To get to the Qax facility they had to walk through the shanty community. It was a pit of rough, improvised dwellings, some little more than heaps of sheeting and rubble. But it was a functioning town, she realised slowly, with a food dispensing plant and a clinic and a water supply, even what looked like a rudimentary sewage system. She saw a small, dishevelled chapel, devoted to some no-doubt illegal religion, whose gods would one day free humanity from the rule of the Qax. All of this was laid over a mighty grid of rubble. There were still fragments of the old buildings, bits of wall and pipe poking like bones from the general wash of debris, some scarred by fire. Where vegetation had broken through the concrete, the remnant walls had become low hummocks coated with thick green blankets.
There was a stink of smoke and sour humanity, and the air was full of dust which clung to her skin and clothes. It was hard to believe that any cadre sibling of hers would choose to live here. Yet here he was.
Symat was talking rapidly about superheavy elements. ‘It used to be thought that marsdenium and its more exotic sisters could only exist as technological artefacts, manufactured in giant facilities like this Qax factory. But now we know that such elements can be born out of the great pressures of a supernova, the explosive death of a giant star.’

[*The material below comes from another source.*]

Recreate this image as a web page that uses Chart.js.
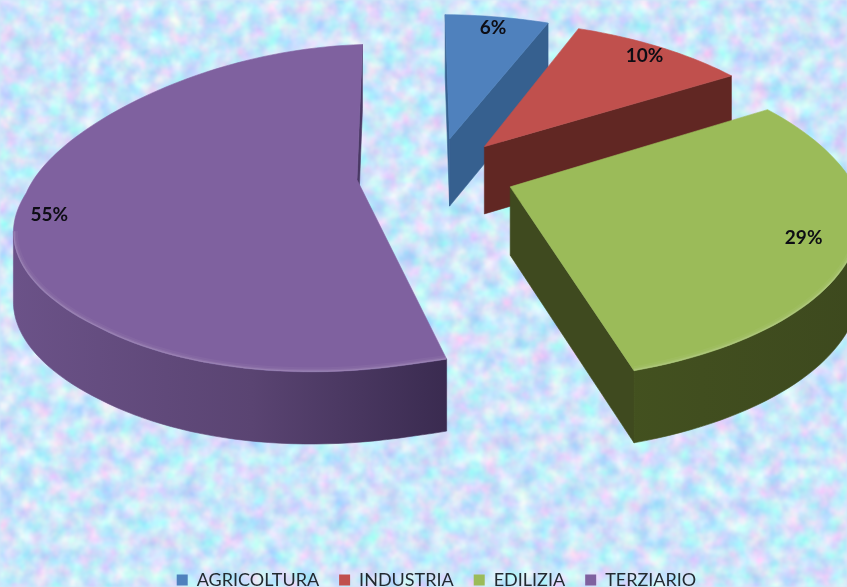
<!DOCTYPE html>
<html><head><meta charset="utf-8">
<style>
html,body{margin:0;padding:0;width:847px;height:587px;overflow:hidden;background:#d2e8fa}
#bg{position:absolute;left:0;top:0}
#wrap{position:absolute;left:0;top:0;width:847px;height:599px}
</style>
<script src="https://cdn.jsdelivr.net/npm/chart.js@4"></script>
</head><body>
<svg id="bg" width="847" height="587" xmlns="http://www.w3.org/2000/svg">
<filter id="n" x="0" y="0" width="100%" height="100%" color-interpolation-filters="sRGB">
<feTurbulence type="fractalNoise" baseFrequency="0.06" numOctaves="3" seed="7"/>
<feColorMatrix type="matrix" values="0.5 0 0 0 0.55  0 0.32 0 0 0.74  0 0 0.08 0 0.94  0 0 0 0 1"/>
<feGaussianBlur stdDeviation="1"/>
</filter>
<rect width="847" height="587" filter="url(#n)"/>
</svg>
<div id="wrap"><canvas id="c" width="847" height="599"></canvas></div>
<script>
const categories = ['AGRICOLTURA', 'INDUSTRIA', 'EDILIZIA', 'TERZIARIO'];
const shares = [6, 10, 29, 55];
const valueLabels = ['6%', '10%', '29%', '55%'];
const faceColors = ['#4F81BD', '#C0504D', '#9BBB59', '#7F619F'];
const wallLight = ['#3A6494', '#612723', '#46561F', '#6B5288'];
const wallMid = ['#38608F', '#602623', '#414E1F', '#5A4472'];
const wallDark = ['#365C8A', '#5E2624', '#3D491E', '#3A2B50'];
const cutColors = ['#36608F', '#612723', '#3F4A1F', '#4A3864'];
const explode = 57.5;
const labelRadius = [0.9, 0.9, 0.86, 0.9];
// camera: projective map of the pie plane on to the page, with small lens corrections
const cam = {a: 340, b: -80, bn: -21, q: -3, rx: -20, c: 436, d: 3, e: 127, en: -8, f: 174, h: -0.19, ry: -8, sy: 15, sx: 5.5, kx: -30, depth0: 68, depthV: 4};

function project(u, v) {
  const w = 1 + cam.h * v, near = Math.max(v, 0), far = Math.min(v, 0), left = Math.min(u, 0);
  const fall = Math.max(0, 1 - 1.2 * v);
  const x = (cam.c + cam.a * u + cam.b * v + cam.bn * near + cam.q * u * near + cam.rx * left * near + cam.kx * left * far + cam.sx * left * left * fall) / w;
  const y = (cam.f + cam.d * u + cam.e * v + cam.en * near + cam.ry * left * near + cam.sy * left * left * fall) / w;
  return {x, y, yb: y + cam.depth0 + cam.depthV * v};
}
function outline(arc) {
  const R = arc.outerRadius, k = arc.options.offset / R;
  const mid = (arc.startAngle + arc.endAngle) / 2;
  const ox = Math.cos(mid) * k, oy = Math.sin(mid) * k;
  const pts = [project(ox, oy)];
  const n = Math.max(6, Math.round((arc.endAngle - arc.startAngle) / 0.03));
  for (let i = 0; i <= n; i++) {
    const t = arc.startAngle + (arc.endAngle - arc.startAngle) * i / n;
    pts.push(project(ox + Math.cos(t), oy + Math.sin(t)));
  }
  return {pts, ox, oy, mid};
}
function strip(ctx, run) {
  ctx.beginPath();
  run.forEach((p, j) => j ? ctx.lineTo(p.x, p.y) : ctx.moveTo(p.x, p.y));
  for (let j = run.length - 1; j >= 0; j--) ctx.lineTo(run[j].x, run[j].yb);
  ctx.closePath(); ctx.fill(); ctx.stroke();
}
// contiguous rim stretches whose top edge runs right-to-left face the viewer
function visibleRuns(pts) {
  const runs = []; let cur = null;
  for (let j = 1; j < pts.length - 1; j++) {
    if (pts[j + 1].x < pts[j].x) {
      if (!cur) { cur = [pts[j]]; runs.push(cur); }
      cur.push(pts[j + 1]);
    } else cur = null;
  }
  return runs;
}
const pie3d = {
  id: 'pie3d',
  beforeDatasetsDraw(chart) {
    const ctx = chart.ctx, arcs = chart.getDatasetMeta(0).data;
    const shapes = arcs.map(outline);
    arcs.forEach((arc, i) => {
      const {pts} = shapes[i], m = pts.length, runs = visibleRuns(pts);
      ctx.save();
      ctx.lineWidth = 0.6; ctx.lineJoin = 'round';
      const xs = pts.map(p => p.x);
      const g = ctx.createLinearGradient(Math.min(...xs), 0, Math.max(...xs), 0);
      g.addColorStop(0, wallLight[i]); g.addColorStop(0.55, wallMid[i]); g.addColorStop(1, wallDark[i]);
      ctx.fillStyle = ctx.strokeStyle = cutColors[i];
      [[0, 1], [m - 1, 0]].forEach(([a, b]) => { if (pts[b].x < pts[a].x) strip(ctx, [pts[a], pts[b]]); });
      ctx.fillStyle = ctx.strokeStyle = g;
      runs.forEach(r => strip(ctx, r));
      ctx.beginPath();
      pts.forEach((p, j) => j ? ctx.lineTo(p.x, p.y) : ctx.moveTo(p.x, p.y));
      ctx.closePath();
      ctx.fillStyle = ctx.strokeStyle = faceColors[i];
      ctx.fill(); ctx.stroke();
      // soft bevel along the near rim
      ctx.clip();
      [[9, .04], [5, .06], [2.5, .12]].forEach(([lw, al]) => {
        ctx.lineWidth = lw; ctx.strokeStyle = 'rgba(255,255,255,' + al + ')';
        ctx.beginPath();
        runs.forEach(r => r.forEach((p, j) => j ? ctx.lineTo(p.x, p.y) : ctx.moveTo(p.x, p.y)));
        ctx.stroke();
      });
      ctx.restore();
    });
    ctx.save();
    ctx.font = 'bold 19px Lato';
    ctx.fillStyle = '#0d0d14'; ctx.textAlign = 'center'; ctx.textBaseline = 'middle';
    arcs.forEach((arc, i) => {
      const s = shapes[i], r = labelRadius[i];
      const p = project(s.ox + Math.cos(s.mid) * r, s.oy + Math.sin(s.mid) * r);
      ctx.fillText(valueLabels[i], p.x, p.y);
    });
    ctx.restore();
    return false;
  }
};
new Chart(document.getElementById('c'), {
  type: 'pie',
  data: {labels: categories, datasets: [{data: shares, backgroundColor: faceColors, borderWidth: 0, offset: explode}]},
  options: {
    responsive: false, animation: false,
    layout: {padding: {left: 26}},
    plugins: {
      tooltip: {enabled: false},
      legend: {position: 'bottom', labels: {font: {family: 'Lato', size: 18}, color: '#222a30', boxWidth: 11, boxHeight: 11, padding: 20}}
    }
  },
  plugins: [pie3d]
});
</script>
</body></html>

She tried to focus. ‘An exploding star? Then why are you looking for heavy elements here on Earth?’
He smiled. ‘Because the Earth coalesced from a cloud of primordial gas and dust, a cloud whose collapse was triggered by the shock wave from a nearby supernova. You see? The primordial supernova laced the young Earth with superheavy matter. So the heavy elements have deep significance, for Earth and all that live on it or in it.’
On a heap of shattered stones a small child was sitting on the lap of an older girl, playing with a bit of melted glass. The girl was the infant’s cadre sister, Luru supposed. They both had hair, thick dark thatches of it. The little one looked up, coughing, as they passed.

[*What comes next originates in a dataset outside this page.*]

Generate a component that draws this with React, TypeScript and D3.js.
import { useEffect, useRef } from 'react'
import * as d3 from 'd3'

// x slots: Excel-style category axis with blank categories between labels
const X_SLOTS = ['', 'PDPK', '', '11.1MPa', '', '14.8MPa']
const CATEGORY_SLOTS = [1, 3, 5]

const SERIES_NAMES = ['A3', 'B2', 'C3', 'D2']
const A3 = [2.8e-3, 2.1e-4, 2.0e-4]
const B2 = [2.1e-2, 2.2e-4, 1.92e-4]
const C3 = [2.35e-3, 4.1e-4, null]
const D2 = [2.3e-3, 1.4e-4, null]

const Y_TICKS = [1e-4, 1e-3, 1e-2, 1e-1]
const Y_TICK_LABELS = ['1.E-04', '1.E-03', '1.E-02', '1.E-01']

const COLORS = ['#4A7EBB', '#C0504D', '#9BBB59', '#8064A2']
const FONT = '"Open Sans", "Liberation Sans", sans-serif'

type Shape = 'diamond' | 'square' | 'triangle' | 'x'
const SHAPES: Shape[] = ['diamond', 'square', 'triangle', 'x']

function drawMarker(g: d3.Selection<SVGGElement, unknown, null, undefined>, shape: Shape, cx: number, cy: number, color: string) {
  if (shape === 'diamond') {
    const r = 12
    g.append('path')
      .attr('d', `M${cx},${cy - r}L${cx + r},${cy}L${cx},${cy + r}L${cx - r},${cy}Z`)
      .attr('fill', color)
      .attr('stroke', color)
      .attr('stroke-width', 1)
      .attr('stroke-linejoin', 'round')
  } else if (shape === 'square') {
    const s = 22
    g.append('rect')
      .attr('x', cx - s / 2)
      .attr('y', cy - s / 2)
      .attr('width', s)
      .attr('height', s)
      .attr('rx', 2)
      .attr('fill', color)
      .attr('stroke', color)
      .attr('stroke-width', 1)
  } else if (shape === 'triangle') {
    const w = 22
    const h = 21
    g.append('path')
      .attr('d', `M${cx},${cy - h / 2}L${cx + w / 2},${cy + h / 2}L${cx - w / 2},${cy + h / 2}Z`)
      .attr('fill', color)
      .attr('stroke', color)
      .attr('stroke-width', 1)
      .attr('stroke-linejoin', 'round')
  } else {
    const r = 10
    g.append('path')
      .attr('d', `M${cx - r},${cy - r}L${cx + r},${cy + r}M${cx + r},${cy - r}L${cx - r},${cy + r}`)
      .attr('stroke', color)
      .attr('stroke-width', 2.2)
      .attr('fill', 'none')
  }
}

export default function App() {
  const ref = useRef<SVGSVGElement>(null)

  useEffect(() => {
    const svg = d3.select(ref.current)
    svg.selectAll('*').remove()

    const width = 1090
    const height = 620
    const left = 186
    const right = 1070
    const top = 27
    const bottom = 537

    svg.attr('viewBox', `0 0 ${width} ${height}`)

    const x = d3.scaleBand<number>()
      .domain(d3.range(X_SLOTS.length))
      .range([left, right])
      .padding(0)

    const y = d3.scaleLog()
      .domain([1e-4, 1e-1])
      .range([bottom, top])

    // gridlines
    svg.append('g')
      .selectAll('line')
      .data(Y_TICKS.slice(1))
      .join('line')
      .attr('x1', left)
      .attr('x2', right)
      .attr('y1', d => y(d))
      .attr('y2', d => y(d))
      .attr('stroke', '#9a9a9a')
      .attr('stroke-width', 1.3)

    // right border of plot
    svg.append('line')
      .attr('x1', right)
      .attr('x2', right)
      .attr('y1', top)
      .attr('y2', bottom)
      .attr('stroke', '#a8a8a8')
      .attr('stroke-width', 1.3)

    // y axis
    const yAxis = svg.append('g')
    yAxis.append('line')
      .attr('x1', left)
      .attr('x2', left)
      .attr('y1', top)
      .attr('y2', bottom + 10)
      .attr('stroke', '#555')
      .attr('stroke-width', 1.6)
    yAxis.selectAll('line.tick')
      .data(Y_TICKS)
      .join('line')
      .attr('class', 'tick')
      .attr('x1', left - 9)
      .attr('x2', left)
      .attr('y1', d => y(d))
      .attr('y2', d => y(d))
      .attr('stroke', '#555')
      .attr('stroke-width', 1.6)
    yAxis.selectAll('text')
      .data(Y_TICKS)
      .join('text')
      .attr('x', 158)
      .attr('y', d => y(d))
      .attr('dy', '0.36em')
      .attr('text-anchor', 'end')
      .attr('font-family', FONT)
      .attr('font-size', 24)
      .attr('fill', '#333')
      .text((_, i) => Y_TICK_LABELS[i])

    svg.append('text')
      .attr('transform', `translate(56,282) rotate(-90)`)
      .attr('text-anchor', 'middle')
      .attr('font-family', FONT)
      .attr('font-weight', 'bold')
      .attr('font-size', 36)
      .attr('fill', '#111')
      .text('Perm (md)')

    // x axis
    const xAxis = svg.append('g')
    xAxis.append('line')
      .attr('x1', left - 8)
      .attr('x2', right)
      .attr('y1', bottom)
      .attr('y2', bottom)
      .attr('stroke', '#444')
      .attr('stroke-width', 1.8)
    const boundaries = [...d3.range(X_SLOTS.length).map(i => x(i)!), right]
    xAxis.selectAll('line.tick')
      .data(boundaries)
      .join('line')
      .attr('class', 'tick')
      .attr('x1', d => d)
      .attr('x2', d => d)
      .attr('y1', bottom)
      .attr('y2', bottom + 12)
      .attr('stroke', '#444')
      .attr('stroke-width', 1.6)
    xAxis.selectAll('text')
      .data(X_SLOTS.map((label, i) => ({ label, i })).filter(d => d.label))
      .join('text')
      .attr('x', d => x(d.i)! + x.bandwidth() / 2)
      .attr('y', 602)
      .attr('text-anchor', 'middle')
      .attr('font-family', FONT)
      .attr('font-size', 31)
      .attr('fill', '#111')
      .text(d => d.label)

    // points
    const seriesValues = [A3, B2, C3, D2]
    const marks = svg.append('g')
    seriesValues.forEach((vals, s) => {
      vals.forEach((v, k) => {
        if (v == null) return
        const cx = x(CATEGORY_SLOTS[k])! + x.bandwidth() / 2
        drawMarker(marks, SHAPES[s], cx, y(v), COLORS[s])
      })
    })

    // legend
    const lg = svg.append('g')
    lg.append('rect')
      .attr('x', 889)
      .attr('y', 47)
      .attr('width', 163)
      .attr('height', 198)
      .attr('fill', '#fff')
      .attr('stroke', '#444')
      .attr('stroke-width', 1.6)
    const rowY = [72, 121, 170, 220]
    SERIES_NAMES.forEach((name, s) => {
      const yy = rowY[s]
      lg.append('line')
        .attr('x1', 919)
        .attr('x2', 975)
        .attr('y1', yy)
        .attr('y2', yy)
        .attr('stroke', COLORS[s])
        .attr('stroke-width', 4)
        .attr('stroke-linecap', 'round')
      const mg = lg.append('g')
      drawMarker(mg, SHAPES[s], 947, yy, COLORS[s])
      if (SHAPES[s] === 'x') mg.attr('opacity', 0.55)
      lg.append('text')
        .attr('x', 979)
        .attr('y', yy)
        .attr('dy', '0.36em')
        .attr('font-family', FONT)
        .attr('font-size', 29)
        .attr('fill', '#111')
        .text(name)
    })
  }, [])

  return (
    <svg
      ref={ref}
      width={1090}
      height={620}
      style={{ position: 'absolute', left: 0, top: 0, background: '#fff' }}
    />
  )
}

‘This isn’t a healthy place,’ Luru observed.
‘What did you expect? But I keep forgetting. You expect nothing; you know nothing. Luru, people die young in places like this. How else do you think I became so senior here so quickly? And yet they still come. I came.’
‘Perhaps you were seduced by the closeness of the cadres here.’ A healthy dissolution might restore the social balance here, she thought.

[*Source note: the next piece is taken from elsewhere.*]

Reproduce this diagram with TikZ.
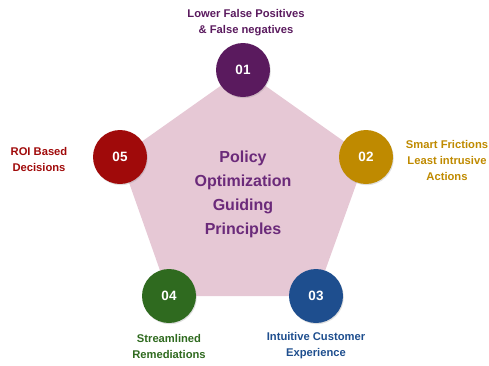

He stared at her. ‘There are no cadres here. The cadres, dissolved every couple of years, are another Qax social invention, imposed on humans after the Rebellion for the purposes of control. Didn’t you even know that? Luru, these are families.’
He had to explain what that meant. And that the girl who nursed the child was not the little one’s cadre sibling, but her mother.
They reached a door that had been crudely cut in the wall of the Qax facility. They passed through into an immense curving chamber where vast engines crouched. Hovering light globes cast long, complex shadows, and human technicians talked softly, dwarfed to insignificance. There was a smell of burned lubricant, of ozone.
Luru was overwhelmed.
Symat said, ‘This place was thrown up by the Qax after the Rebellion. It was one of hundreds around the planet. We think it was a factory for making exotic matter – that is, matter with a negative energy density. They abandoned the place; we don’t know why. Since it was built with human wealth and labour I suppose it means nothing to them. We refurbished the machinery, rebuilt much of it. Now we use it to make our own superheavy nuclei, by bombarding lumps of plutonium with high-energy calcium ions.’